I make my living harvesting and selling wild mushrooms from the mountains and valleys of Southern B.C. The decorative products can include moss, boxwood, fir and pine boughs for Christmas, pinecones, salal (a coastal shrub), and whatever else is pretty and desirable in the flower industry. Medicinal products can include herbaceous plants, Labrador tea (wild rhododendron), rosehips, and reishi mushrooms.
An unfortunate fact is for the majority of our population, the forest is just a bunch trees. The idea the forest can produce something other than lumber has been around forever but the idea is going mainstream as more people are visibly harvesting and living on forest products. This is all without ending the lives of trees or animals.
The value of our forests is calculated in dollars per acre, per harvest. I am not up to date on the numbers, but just for a quick example I will throw out a few. Let's say forested land can be harvested and sold at $1000/acre. This can happen once every 40 to 80 years. Now let's say non-timber forest products could be harvested at $100-$300/acre. This can happen every year. I did just make these numbers up, but I have no doubt that they could be very realistic. In eight weeks an experienced mushroom forager can easily produce hundreds of dollars worth of fungi from a healthy acre of rainforest.
Now please take the time to consider the impact of each activity. If we embrace the idea of a wild harvest and the government does not regulate the industry out of existence, we could have an economic and environmental revolution. It is always worth mentioning that more time spent consuming and harvesting wild foods will increase our physical health, mental health, and happiness.
For eight weeks in September and October I will be living in the woods across from Nakusp on Arrow Lake.

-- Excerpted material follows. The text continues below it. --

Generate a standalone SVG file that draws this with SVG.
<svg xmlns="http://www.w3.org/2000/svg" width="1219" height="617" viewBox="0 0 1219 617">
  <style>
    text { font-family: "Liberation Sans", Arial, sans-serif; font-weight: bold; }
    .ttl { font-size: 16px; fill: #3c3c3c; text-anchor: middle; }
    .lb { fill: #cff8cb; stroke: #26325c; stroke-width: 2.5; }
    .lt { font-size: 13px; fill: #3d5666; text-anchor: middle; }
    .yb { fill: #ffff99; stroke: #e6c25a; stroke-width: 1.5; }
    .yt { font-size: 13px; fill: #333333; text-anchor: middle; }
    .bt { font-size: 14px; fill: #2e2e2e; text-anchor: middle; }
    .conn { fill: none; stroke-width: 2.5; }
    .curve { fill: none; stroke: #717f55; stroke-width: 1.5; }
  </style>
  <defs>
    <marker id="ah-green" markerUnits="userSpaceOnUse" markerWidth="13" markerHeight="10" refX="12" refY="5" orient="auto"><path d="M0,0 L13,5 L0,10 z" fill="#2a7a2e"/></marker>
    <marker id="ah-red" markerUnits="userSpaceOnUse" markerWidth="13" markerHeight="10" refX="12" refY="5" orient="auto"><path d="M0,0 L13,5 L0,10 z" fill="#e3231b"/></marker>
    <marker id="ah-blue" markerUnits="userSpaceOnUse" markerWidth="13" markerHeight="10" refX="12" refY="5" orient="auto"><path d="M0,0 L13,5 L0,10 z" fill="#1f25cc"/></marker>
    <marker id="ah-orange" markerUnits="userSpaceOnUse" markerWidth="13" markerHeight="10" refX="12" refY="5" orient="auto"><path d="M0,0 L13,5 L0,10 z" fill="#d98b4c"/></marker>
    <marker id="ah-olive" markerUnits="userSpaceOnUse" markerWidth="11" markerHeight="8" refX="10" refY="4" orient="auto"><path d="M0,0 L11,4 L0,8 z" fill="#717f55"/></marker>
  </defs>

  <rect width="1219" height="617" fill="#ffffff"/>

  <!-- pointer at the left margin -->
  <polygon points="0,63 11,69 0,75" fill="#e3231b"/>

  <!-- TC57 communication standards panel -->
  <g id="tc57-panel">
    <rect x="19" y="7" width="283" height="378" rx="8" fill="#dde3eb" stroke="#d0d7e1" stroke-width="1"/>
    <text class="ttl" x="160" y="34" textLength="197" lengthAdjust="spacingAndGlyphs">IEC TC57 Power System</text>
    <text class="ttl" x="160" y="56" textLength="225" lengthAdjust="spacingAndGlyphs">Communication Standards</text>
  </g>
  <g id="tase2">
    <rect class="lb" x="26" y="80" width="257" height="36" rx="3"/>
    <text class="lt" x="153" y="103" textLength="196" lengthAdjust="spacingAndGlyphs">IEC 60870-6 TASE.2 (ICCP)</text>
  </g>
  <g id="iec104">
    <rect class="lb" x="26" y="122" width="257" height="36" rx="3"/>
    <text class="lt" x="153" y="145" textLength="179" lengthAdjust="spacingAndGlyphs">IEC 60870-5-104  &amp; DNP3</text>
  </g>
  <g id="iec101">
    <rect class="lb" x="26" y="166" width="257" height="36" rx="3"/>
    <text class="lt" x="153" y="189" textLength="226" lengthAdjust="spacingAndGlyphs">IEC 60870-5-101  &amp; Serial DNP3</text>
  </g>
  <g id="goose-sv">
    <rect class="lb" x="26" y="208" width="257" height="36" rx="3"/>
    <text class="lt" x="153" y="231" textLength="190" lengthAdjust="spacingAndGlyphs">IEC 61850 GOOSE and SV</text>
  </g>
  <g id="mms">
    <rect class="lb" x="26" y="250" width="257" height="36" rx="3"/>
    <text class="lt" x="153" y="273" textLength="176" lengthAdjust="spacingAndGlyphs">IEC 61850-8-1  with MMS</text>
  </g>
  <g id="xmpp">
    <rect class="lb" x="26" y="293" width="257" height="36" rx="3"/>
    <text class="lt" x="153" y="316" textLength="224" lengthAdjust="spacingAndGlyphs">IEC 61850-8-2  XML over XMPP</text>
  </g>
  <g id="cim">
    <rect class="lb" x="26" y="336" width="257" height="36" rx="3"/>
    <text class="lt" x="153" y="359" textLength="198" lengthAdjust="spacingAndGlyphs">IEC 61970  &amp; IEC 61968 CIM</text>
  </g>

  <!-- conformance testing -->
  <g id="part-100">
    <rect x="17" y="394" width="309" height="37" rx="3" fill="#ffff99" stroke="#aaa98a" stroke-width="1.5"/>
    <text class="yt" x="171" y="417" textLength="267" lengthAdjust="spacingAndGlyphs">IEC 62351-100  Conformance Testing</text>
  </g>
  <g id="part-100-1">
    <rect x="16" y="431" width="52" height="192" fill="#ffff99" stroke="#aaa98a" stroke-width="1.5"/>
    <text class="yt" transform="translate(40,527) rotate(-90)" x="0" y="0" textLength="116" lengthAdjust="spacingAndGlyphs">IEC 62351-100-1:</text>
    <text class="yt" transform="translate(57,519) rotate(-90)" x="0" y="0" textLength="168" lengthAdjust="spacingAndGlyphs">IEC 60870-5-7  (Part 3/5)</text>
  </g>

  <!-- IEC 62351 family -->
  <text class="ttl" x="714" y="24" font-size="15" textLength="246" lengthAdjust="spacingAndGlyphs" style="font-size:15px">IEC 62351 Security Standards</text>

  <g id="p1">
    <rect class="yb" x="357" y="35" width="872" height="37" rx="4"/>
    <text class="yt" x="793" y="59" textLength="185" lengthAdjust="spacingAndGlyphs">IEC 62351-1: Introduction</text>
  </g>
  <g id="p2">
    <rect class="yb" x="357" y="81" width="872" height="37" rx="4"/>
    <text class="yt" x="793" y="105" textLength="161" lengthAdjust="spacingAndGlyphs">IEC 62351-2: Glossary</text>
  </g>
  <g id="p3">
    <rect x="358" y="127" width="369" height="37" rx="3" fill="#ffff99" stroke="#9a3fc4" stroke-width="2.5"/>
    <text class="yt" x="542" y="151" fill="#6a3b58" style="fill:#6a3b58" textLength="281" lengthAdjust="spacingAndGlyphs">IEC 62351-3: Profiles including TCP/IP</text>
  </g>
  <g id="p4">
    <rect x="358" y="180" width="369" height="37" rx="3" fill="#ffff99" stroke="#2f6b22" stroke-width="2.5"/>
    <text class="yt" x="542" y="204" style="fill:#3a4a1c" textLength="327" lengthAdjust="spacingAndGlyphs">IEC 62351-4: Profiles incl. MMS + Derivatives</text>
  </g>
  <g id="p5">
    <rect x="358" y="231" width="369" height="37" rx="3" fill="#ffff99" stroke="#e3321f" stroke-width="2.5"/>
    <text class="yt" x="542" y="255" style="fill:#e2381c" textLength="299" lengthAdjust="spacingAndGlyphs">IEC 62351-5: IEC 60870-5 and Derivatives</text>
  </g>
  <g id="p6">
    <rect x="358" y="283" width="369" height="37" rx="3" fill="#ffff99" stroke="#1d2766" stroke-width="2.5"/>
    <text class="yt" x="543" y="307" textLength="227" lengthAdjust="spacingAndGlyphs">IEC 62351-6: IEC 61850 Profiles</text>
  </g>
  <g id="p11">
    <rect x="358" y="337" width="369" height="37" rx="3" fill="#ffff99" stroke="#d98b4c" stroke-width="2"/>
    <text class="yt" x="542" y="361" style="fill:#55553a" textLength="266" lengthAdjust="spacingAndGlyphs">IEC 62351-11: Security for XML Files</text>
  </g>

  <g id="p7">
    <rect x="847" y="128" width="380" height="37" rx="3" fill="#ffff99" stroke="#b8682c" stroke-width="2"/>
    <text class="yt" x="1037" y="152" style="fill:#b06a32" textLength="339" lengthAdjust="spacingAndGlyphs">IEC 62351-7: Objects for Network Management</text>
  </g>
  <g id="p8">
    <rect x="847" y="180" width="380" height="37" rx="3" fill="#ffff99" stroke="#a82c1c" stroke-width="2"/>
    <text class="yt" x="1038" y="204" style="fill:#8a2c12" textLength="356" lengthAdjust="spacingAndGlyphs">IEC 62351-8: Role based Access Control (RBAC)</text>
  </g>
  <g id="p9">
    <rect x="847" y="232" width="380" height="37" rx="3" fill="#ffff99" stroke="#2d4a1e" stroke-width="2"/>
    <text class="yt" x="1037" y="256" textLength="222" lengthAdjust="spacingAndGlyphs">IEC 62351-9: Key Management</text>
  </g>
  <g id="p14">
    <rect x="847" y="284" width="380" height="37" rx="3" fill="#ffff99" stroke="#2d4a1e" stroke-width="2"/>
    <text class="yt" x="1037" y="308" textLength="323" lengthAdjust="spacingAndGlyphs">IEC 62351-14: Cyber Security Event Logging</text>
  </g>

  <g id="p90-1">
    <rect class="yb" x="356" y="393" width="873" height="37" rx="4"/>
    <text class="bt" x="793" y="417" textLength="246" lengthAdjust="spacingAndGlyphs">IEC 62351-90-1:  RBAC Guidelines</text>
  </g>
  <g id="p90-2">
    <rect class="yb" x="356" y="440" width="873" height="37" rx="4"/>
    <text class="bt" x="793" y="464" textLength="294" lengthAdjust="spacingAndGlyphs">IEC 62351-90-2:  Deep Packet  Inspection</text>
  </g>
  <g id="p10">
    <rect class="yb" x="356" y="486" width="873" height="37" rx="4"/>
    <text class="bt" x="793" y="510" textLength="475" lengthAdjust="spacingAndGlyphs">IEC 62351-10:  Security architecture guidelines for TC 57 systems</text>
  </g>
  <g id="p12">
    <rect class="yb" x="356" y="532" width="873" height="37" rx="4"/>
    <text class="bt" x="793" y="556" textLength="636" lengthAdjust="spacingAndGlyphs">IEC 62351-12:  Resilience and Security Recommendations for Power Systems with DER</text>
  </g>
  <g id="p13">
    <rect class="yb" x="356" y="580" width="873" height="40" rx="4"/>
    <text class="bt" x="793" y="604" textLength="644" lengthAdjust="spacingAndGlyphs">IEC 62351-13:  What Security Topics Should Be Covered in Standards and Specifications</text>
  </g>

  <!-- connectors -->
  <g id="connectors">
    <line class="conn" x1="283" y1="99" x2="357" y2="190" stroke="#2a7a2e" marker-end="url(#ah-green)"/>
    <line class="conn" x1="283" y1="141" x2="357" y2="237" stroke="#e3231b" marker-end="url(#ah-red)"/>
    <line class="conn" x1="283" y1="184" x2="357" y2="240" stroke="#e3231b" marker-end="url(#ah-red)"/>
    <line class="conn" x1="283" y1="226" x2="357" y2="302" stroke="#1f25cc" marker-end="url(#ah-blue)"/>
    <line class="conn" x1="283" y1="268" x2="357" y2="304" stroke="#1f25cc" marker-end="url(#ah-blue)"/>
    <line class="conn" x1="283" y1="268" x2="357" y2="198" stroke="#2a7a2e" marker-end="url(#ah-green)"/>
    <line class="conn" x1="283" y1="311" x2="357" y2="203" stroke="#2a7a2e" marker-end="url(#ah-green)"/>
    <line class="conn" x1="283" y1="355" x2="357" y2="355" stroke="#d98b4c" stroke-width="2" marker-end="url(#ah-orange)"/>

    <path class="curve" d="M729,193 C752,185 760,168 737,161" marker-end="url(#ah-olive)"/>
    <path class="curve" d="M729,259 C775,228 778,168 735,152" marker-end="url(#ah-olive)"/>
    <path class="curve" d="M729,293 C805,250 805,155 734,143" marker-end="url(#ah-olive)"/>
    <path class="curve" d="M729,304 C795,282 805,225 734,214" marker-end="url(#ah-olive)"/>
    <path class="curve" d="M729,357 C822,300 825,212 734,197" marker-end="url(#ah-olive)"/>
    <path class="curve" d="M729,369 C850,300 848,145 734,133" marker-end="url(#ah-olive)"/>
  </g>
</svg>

I am not the only mushroom picker in the woods, and together we make a temporary community. My neighbours at camp have all been harvesting for at least twenty years. Their lifestyle is a struggle, comparable to the lifestyle of a gold miner. There are a lot of up and downs for pickers living in the bush. These people all live a nomadic life. During winter, they either live in somewhere in rural B.C., or they migrate to the US to continue harvesting. In the spring they fire up the vans, pack up the dehydrators, and hit the road in search of morel mushrooms.
We are all working together to get local mushrooms to local markets and make sure the middleman doesn't take away our opportunity. Mushroom buyers will almost always drop their prices in unison, making a collective monopoly. When you are camped in a remote area, the buyers have all the power. It is up to the pickers to find alternate markets and get real value for their product. The wilds of B.C. produce the best food in the world (as well as many other useful and sustainable non-food items). More often we can trace the vegetables on our plate in a restaurant to the local farm that produced them. This same reverence for local wild crops is just around the corner.